Building Topical Authority That Search Engines Reward

Google's algorithms have evolved significantly toward rewarding topical authority -- the depth and breadth of a site's coverage on a specific subject. For B2B companies, this means that publishing a handful of isolated blog posts will not move rankings meaningfully. What moves rankings is building comprehensive content clusters around your core topics, where a pillar page is supported by dozens of related articles that demonstrate expertise across the entire subject area.

The structure works like this: identify your 3-5 core topics (these should align with your product categories or solution areas). For each topic, create a comprehensive pillar page of 3,000+ words that covers the subject broadly. Then build 10-20 supporting articles that go deep on specific subtopics, each linking back to the pillar and to each other. This internal linking architecture signals to search engines that your site is an authoritative resource on the topic, not just a surface-level participant. Pairing this content approach with a strong conversion rate optimization strategy ensures that the traffic you earn actually converts into pipeline.

Topical authority also means being present in the conversations your buyers are having. B2B buyers increasingly use AI-powered search tools and platforms like Reddit, industry forums, and LinkedIn to evaluate solutions. Your SEO strategy should account for these discovery channels, not just traditional Google search. The companies that build the most durable organic traffic positions are the ones that become genuine subject matter authorities -- not just keyword optimizers.
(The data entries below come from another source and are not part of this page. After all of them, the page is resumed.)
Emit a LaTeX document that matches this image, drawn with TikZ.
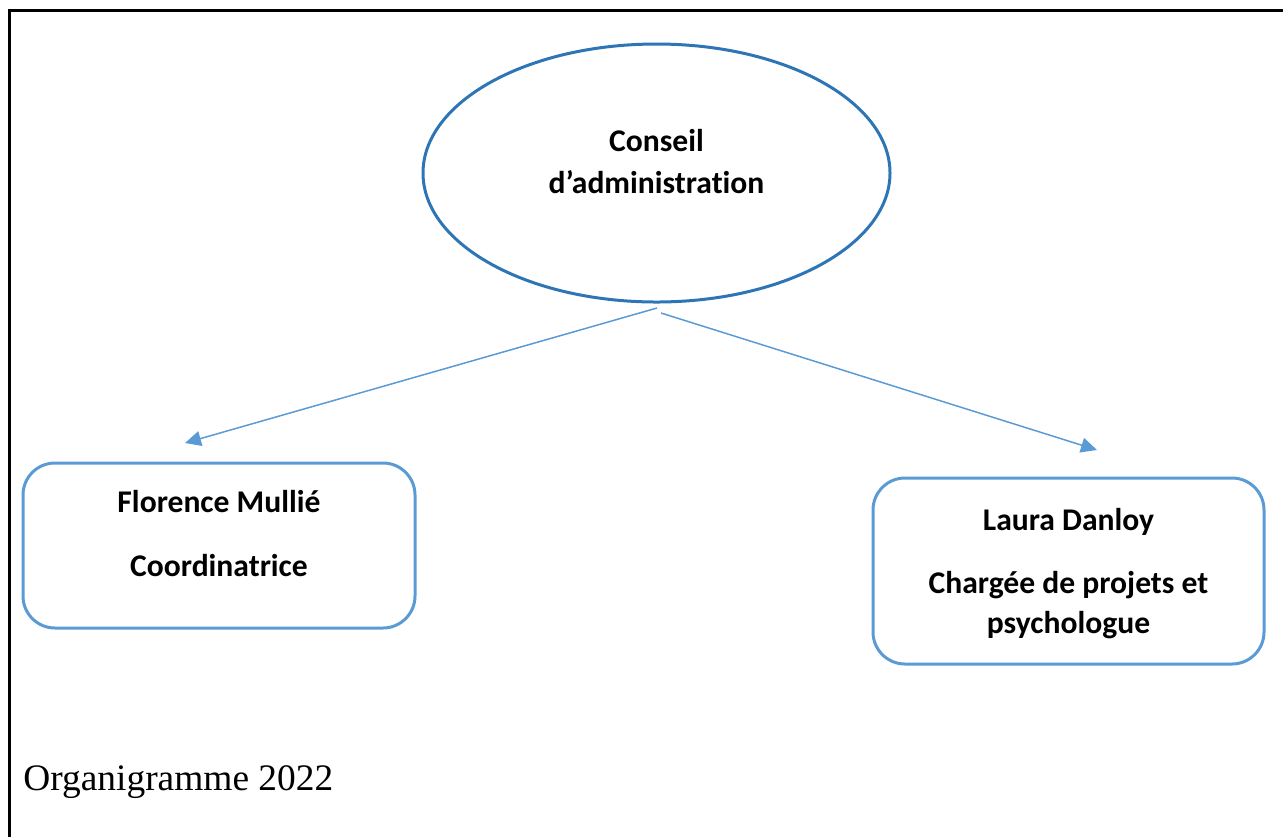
\documentclass[tikz,border=0pt]{standalone}
\usepackage{fontspec}
\setmainfont{Liberation Serif}
\newfontfamily\calibri[Ligatures=NoCommon]{Carlito}
\usetikzlibrary{shapes.geometric,arrows.meta}

\definecolor{caBlue}{RGB}{46,117,182}
\definecolor{boxBlue}{RGB}{91,155,213}

\begin{document}
\begin{tikzpicture}[x=0.5pt,y=-0.5pt]

      \useasboundingbox (0,0) rectangle (1283,837);
      \draw[line width=1.5pt] (9.5,837) -- (9.5,10) -- (1283,10);

      \begin{scope}[every node/.style={draw, align=center, inner sep=0pt,
          font=\calibri\bfseries\fontsize{15.8}{19}\selectfont}]
        \node (ca) [ellipse, caBlue, text=black, line width=1.5pt,
          minimum width=233.5pt, minimum height=129pt, text depth=12pt]
          at (656.5,173) {Conseil\\[2pt] d’administration};
        \node (fm) [rectangle, rounded corners=16pt, boxBlue, text=black,
          line width=1.5pt, minimum width=196pt, minimum height=82.5pt,
          text depth=12pt]
          at (219,545.5) {Florence Mullié\\[13pt] Coordinatrice};
        \node (ld) [rectangle, rounded corners=16pt, boxBlue, text=black,
          line width=1.5pt, minimum width=195.5pt, minimum height=93pt,
          text depth=-1pt]
          at (1068.5,571) {Laura Danloy\\[12.5pt] Chargée de projets et\\[1pt] psychologue};
      \end{scope}

      \coordinate (caL) at (657,308);
      \coordinate (caR) at (661,313);
      \coordinate (fmTip) at (185,443);
      \coordinate (ldTip) at (1097,450);

      \begin{scope}[every edge/.style={draw, boxBlue, line width=0.75pt,
          -{Triangle[length=8pt,width=7.5pt]}}]
        \path (caL) edge (fmTip);
        \path (caR) edge (ldTip);
      \end{scope}

      \node (title) [anchor=base west, inner sep=0pt,
        font=\fontsize{18.7}{22}\selectfont]
        at (23,790) {Organigramme 2022};

    \end{tikzpicture}
\end{document}
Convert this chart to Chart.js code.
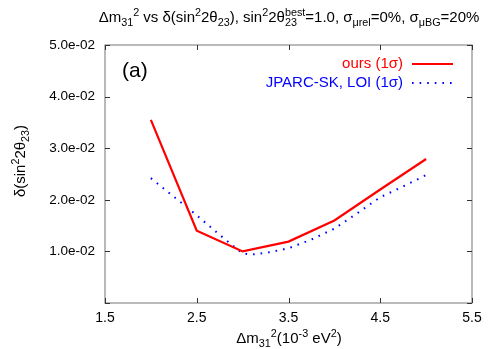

Technical SEO Foundations That B2B Companies Overlook

Even the best content strategy will underperform without solid technical SEO foundations. B2B websites have several common technical issues that suppress rankings. Site speed is the most prevalent: enterprise marketing sites laden with tracking scripts, chat widgets, and dynamic content frequently load in 4-6 seconds -- well above the threshold where Google begins penalizing rankings. Core Web Vitals scores below the "good" threshold suppress your content in search results regardless of its quality.

Other commonly overlooked technical factors include crawl budget waste (allowing search engines to spend time crawling irrelevant pages like login portals, staging environments, or parameter-heavy URLs), thin content pages (product pages with minimal text that provide no ranking signals), and canonical tag mismanagement (creating duplicate content signals across your marketing site, blog, and resource center). For B2B companies that publish gated content, ensuring that enough substantive content lives outside the gate for search engines to index is critical. A page with a form and a three-sentence description does not rank -- period.

The most impactful technical investment for most B2B companies is implementing structured data markup across their content. FAQ schema, article schema, and organization schema help search engines understand the context and authority of your content, increasing the probability of earning featured snippets and rich results. Companies investing in thought leadership content should ensure that content is technically optimized to maximize its search visibility.

Measuring B2B SEO by What Matters: Revenue Influence

The final -- and arguably most important -- shift in B2B SEO strategy is measurement. Traditional SEO metrics (rankings, traffic, domain authority) are necessary but insufficient for B2B. The metrics that matter are the ones that connect organic search to revenue: organic-sourced pipeline, organic-influenced closed-won deals, and organic traffic to high-intent pages (pricing, demo request, comparison pages). A proper marketing attribution model is essential for connecting SEO investment to business outcomes.

Build a reporting framework that tracks the full journey from organic keyword to qualified lead to closed deal. This requires integration between your SEO tools, CRM, and marketing automation platform. When you can show that organic search sourced $2M in pipeline last quarter from specific content investments, the conversation about SEO budget shifts from "can we justify this?" to "how fast can we scale it?" The companies that treat SEO as a strategic budget allocation decision rather than a tactical checkbox consistently outperform those that view it as an afterthought.